The company had paid the workers to build a schoolhouse. This they did by making adobe bricks from clay found near the Malad River flats. The county furnished a teacher, and, Arnold wrote, “the work of Americanization is evidently succeeding, for the children are reported as being uncommonly bright. In fact, they gave much pleasure to the church-going population of Garland by singing ‘Twinkle, Twinkle, Little Star’ one Sunday night in meeting.” According to Arnold, the Mexicans received a very friendly reception from Garland’s townspeople, and unlike the situation in southern California, he noted, the Mexicans were welcome at local movies and restaurants and even, if the sad occasion arose, in the local cemetery. Still, Arnold related, “now and then a Garland small boy has to fight with a Mexican boy to show him that he belongs to the old aristocracy of Garland.”
The Mexican worker was “malleable and dependable,” Arnold wrote, spent his earnings locally for food and clothing—“a welcome addition to the trade of any town”—and when not needed in the beet fields was “willing to work on the railroad.” Moreover, the women of the community made “excellent housekeepers.”
When they were not hard at work, the residents of the colonia knew how to enjoy themselves on such Mexican holidays as September 16, celebrating their country’s independence from Spain with feasting and music. “Many of them play the guitar well enough to go on a vaudeville circuit,” Arnold averred. He said the men were planning to build a high adobe wall so they could play their favorite ball games.
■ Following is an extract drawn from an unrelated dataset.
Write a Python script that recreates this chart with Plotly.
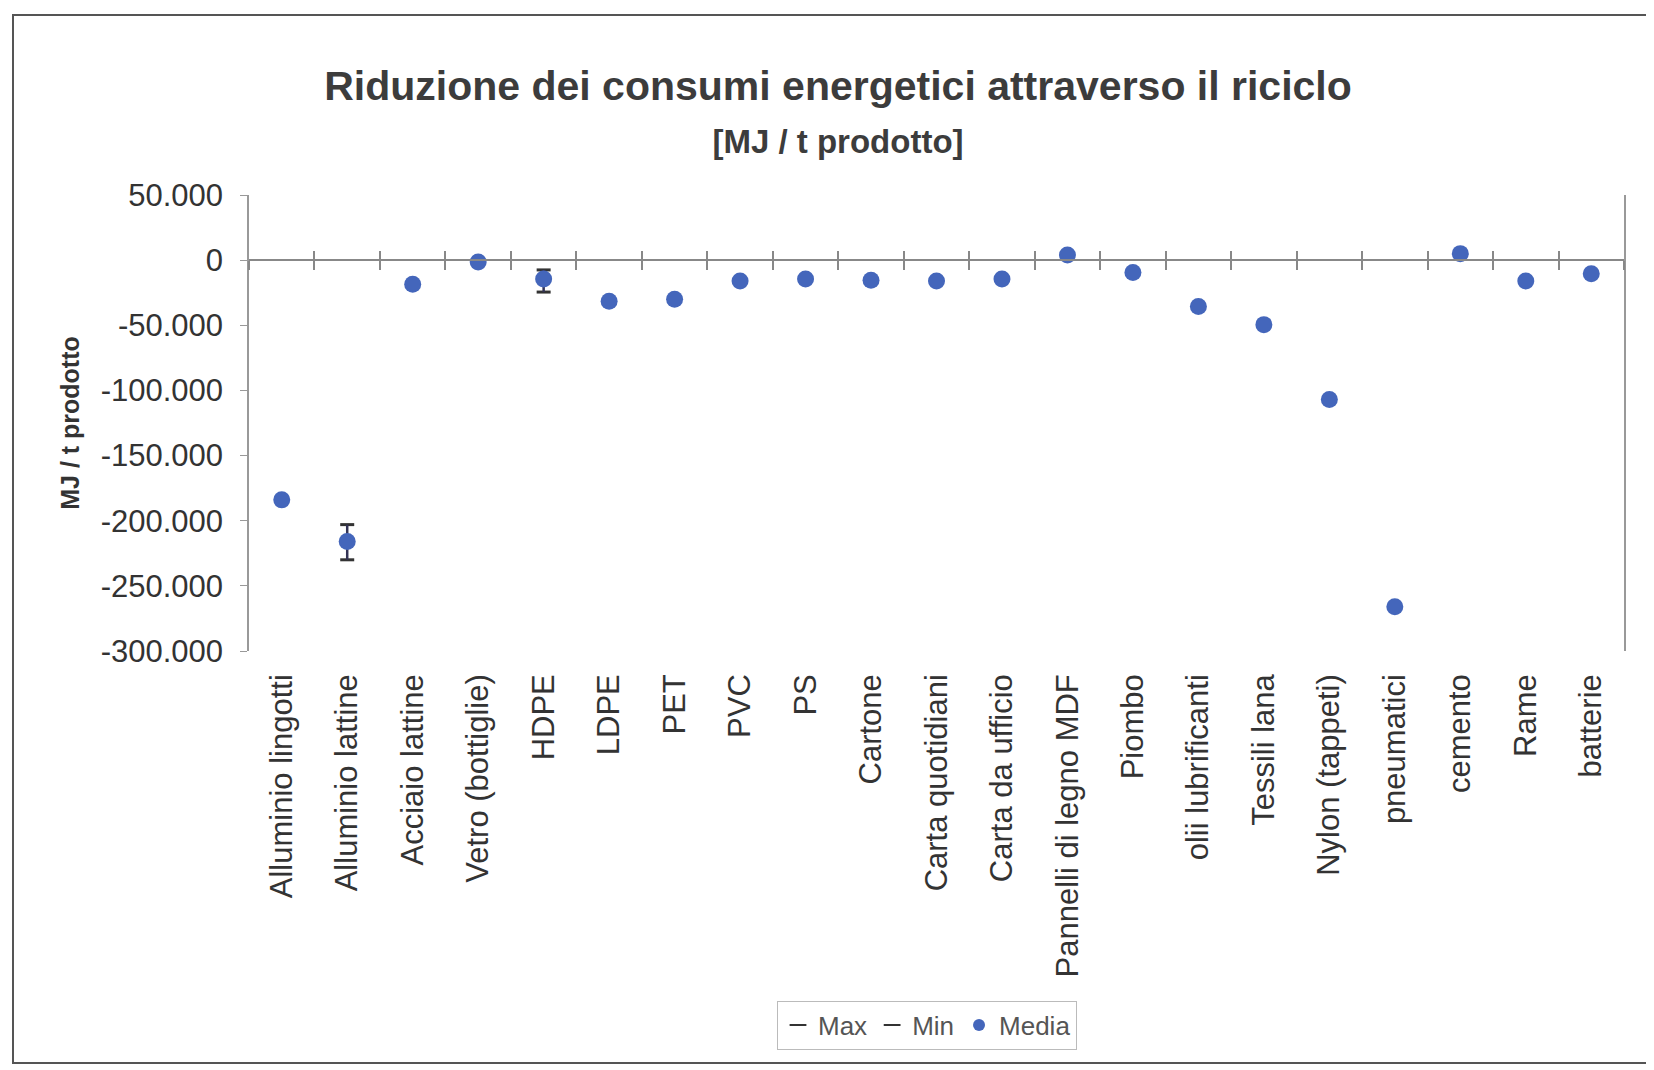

With a sense of irony Arnold noted that the roosters to be found in Box Elder County were “tame, spiritless birds,” implying that cockfighting—an activity frowned on in America—would not be found in the back alleys of the Garland colonia.The idyllic picture Arnold painted of Mexican life in Garland focussed on the positive aspects of the residents’ activities and their relationship with townspeople. The life of migrant workers and their families was arduous, a fact only hinted at by Arnold. After 1930, historian Vicente V. Mayer wrote, these early agricultural colonias disbanded. To meet the demands of Utah farmers, more and more Mexican migrant workers came to toil in fields and orchards. Se?? Francis Yanez recalled “working on the farm, from the time I was about seven. . . . We started topping beets in the early season. You were down on your knees . . . hour after hour . . . and the sun would be beating on you, and it would rain on you. But we were hungry . . . our parents would tell us, ‘We have to do it—to feed the younger ones.'” Migrant workers in Utah and elsewhere often faced discrimination and hostility from the local community and lived in crowded, squalid conditions in the camps provided for them. They endured, however, and many of these unsung heroes and heroines of agriculture took up permanent residence in the state as part of Utah’s growing and diverse Spanish-speaking community.
See: Salt Lake Tribune, June 13, 1920; Vicente V. Mayer, “After Escalante: The Spanish-speaking People of Utah,” in The Peoples of Utah, ed. Helen Z. Papanikolas (Salt Lake City: Utah State Historical Society, 1976), and “Migrant Labor” clipping file, Utah State Historical Society Library.